* [Instructions to follow]
Below are the records; copy each line in them that holds the word "this".

======== Exercise data ========

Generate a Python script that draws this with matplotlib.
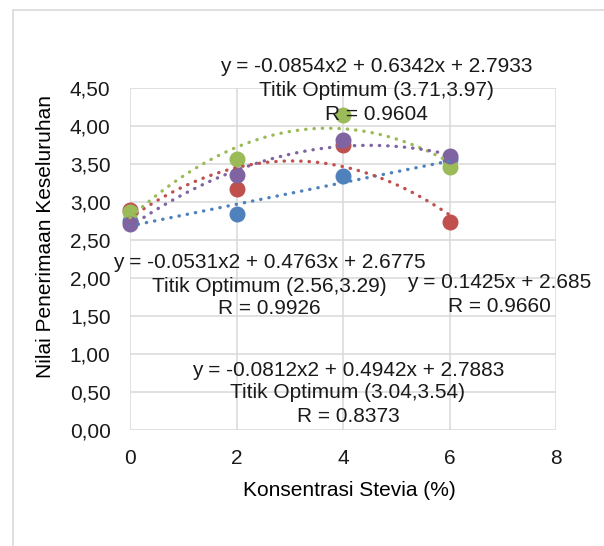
import numpy as np
import matplotlib
matplotlib.use("Agg")
import matplotlib.pyplot as plt
from matplotlib.ticker import FuncFormatter
from matplotlib.patches import Rectangle

plt.rcParams['font.family'] = ['Liberation Sans', 'DejaVu Sans']

# data
x = [0, 2, 4, 6]
blue = [2.75, 2.84, 3.34, 3.57]
red = [2.89, 3.17, 3.75, 2.74]
green = [2.87, 3.56, 4.14, 3.46]
purple = [2.71, 3.36, 3.81, 3.61]

# trendline coefficients (highest power first), as printed on the chart
coef_blue = [0.1425, 2.685]
coef_red = [-0.0812, 0.4942, 2.7883]
coef_green = [-0.0854, 0.6342, 2.7933]
coef_purple = [-0.0531, 0.4763, 2.6775]

label_green = ["y = -0.0854x2 + 0.6342x + 2.7933", "Titik Optimum (3.71,3.97)", "R = 0.9604"]
label_purple = ["y = -0.0531x2 + 0.4763x + 2.6775", "Titik Optimum (2.56,3.29)", "R = 0.9926"]
label_blue = ["y = 0.1425x + 2.685", "R = 0.9660"]
label_red = ["y = -0.0812x2 + 0.4942x + 2.7883", "Titik Optimum (3.04,3.54)", "R = 0.8373"]

W, H = 604, 546
fig = plt.figure(figsize=(W / 100, H / 100), dpi=100)
ax = fig.add_axes([130 / W, 1 - 430 / H, 426 / W, 342 / H])

series = [(blue, coef_blue, '#4F81BD'),
          (red, coef_red, '#C0504D'),
          (green, coef_green, '#9BBB59'),
          (purple, coef_purple, '#8064A2')]

xt = np.linspace(0, 6, 200)
for i, (vals, coef, col) in enumerate(series):
    ax.plot(x, vals, 'o', color=col, ms=10.5, zorder=3 + i * 0.1, clip_on=False)
for vals, coef, col in series:
    ax.plot(xt, np.polyval(coef, xt), color=col, lw=2.4,
            linestyle=(0, (0.1, 2.4)), dash_capstyle='round', zorder=4, clip_on=False)

ax.set_xlim(0, 8)
ax.set_ylim(0, 4.5)
ax.set_xticks([0, 2, 4, 6, 8])
ax.set_yticks(np.arange(0, 4.51, 0.5))
ax.yaxis.set_major_formatter(FuncFormatter(lambda v, p: f"{v:.2f}".replace('.', ',')))
ax.grid(True, color='#D9D9D9', lw=1.1)
ax.set_axisbelow(True)
for s in ax.spines.values():
    s.set_visible(False)
ax.tick_params(length=0, labelsize=15, colors='#1a1a1a', pad=14)

fig.text(349 / W, 1 - 490 / H, "Konsentrasi Stevia (%)", ha='center', va='center', fontsize=15)
fig.text(46 / W, 1 - 236 / H, "Nilai Penerimaan Keseluruhan", ha='center', va='center',
         rotation=90, fontsize=15)

def put(lines, cx, ys):
    for t, yy in zip(lines, ys):
        fig.text(cx / W, 1 - yy / H, t, ha='center', va='center', fontsize=15,
                 color='#1a1a1a', zorder=10)

put(label_green, 376, [67, 91, 114])
put(label_purple, 269, [262, 286, 309])
put(label_blue, 499, [283, 306])
put(label_red, 348, [370, 393, 416])

fig.patches.append(Rectangle((13 / W, -0.1), 1.2, 1 - 10 / H + 0.1, transform=fig.transFigure,
                             fill=False, edgecolor='#D9D9D9', lw=1.2))

fig.savefig("out.png", dpi=100)
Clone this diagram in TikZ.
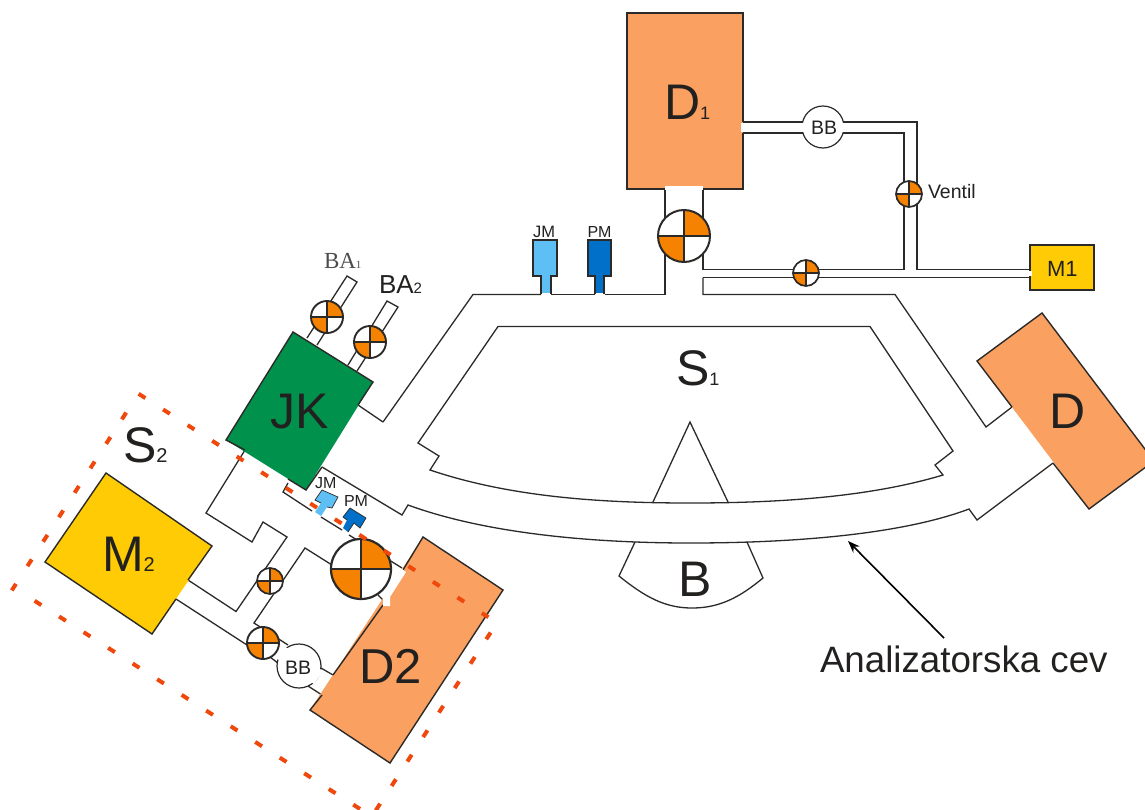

========

* [Task output]
Generate a Python script that draws this with matplotlib.
Clone this diagram in TikZ.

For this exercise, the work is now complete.